Ask a mathematician to put the scale of these figures — the quintillions and hundreds of billions — into terms you might more readily grasp, and you may find yourself in a discussion of the stars in the sky and the sand by the sea.
“Our finite minds and our inability to think of numbers of those sizes can make it more alluring than it is,” Tim Chartier, a mathematician at Davidson College interested in sports analytics, said about attempts to fill out a perfect bracket.
The N.C.A.A. men’s basketball tournament began 84 years ago with eight teams, and expanded gradually over the years, to 64 teams in 1985. The N.C.A.A. launched its women’s tournament in 1982 with 32 teams, and it hit 64 teams in 1994.
Bracket pools began to spread rapidly after the 64-team field was introduced. The symmetry of the format represented its own form of perfection, and its clean knockout format broadened its appeal to hard-core and casual fans alike. Now, the fields for the N.C.A.A. tournaments are 68 teams.
Among the scores of Americans seduced by the tournament was Warren Buffett, the billionaire investor, who in 2014 partnered with Quicken Loans to offer a promotional $1 billion prize to anyone who achieved a perfect bracket.
Nobody won, predictably, but in the years since, Buffett has run a smaller, somewhat more attainable contest for the employees of his company, Berkshire Hathaway, and its many subsidiaries.
In Buffett’s current pool, anyone who picks a perfect first round — all 32 games — wins $1 million. Anyone who correctly predicts each of the 48 games in the first and second rounds wins what the company is calling a “lollapalooza prize”: $1 million annually for the rest of their lives. The entrant whose bracket stays perfect to the deepest point in the tournament will be awarded $100,000.
Buffett said in an interview last week that he expected somewhere in the range of 80,000 entries. This year, to eliminate the chance that an unlikely upset spoils everyone’s fun, he is giving his employees all first-round games involving a No. 1 or No. 2 seed as freebies.
That leaves 24 games in the opening round. The odds of correctly calling 24 coin flips in a row work out to about one in 16 million.
“It’s not impossible,” Buffett said. “I would love to fly somewhere and hand somebody a million bucks in $100 bills.”
The field of so-called bracketology has attracted mathematicians and statheads who endlessly tweak predictive models, researching new ways to gain any small edge.
But the charm of the event, ultimately, remains rooted in how ineffectual rigorous analysis and robust algorithms can actually be in predicting how the tournaments will play out.
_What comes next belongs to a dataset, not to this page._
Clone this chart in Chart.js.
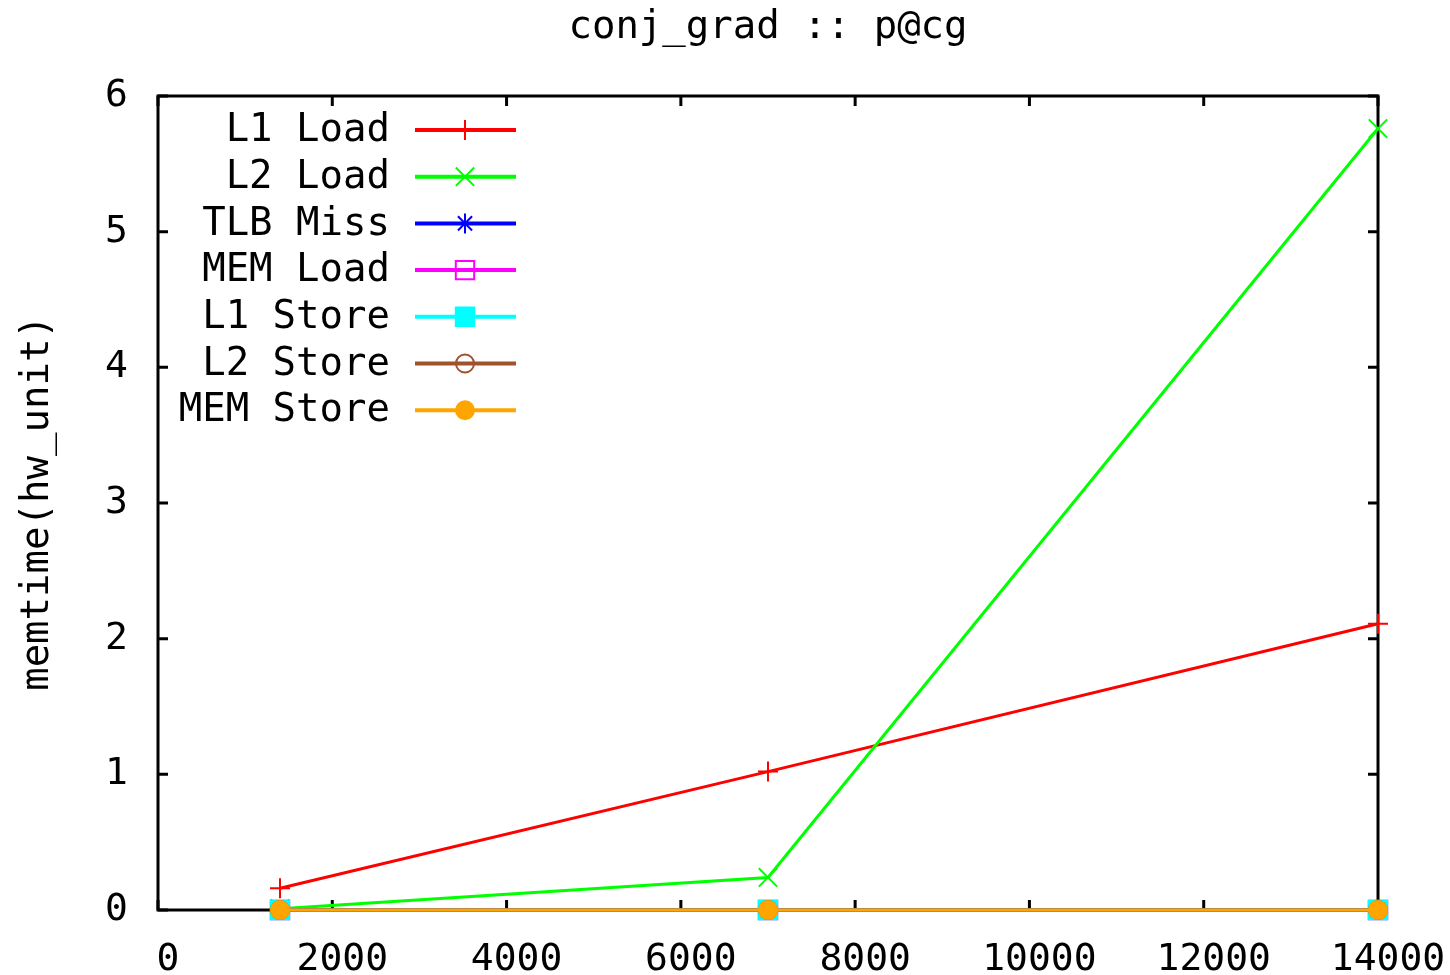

They will always, to some extent, be an exercise in randomness, with perfection an impossibly distant dream.
“Bracketology really underscores the unpredictable nature of the human experience,” Chartier said. “I think it’s why we watch sports. No matter how much we know, no matter how much we study, no matter how much we cheer, we intrinsically know that we have no idea how it’s going to unfold.”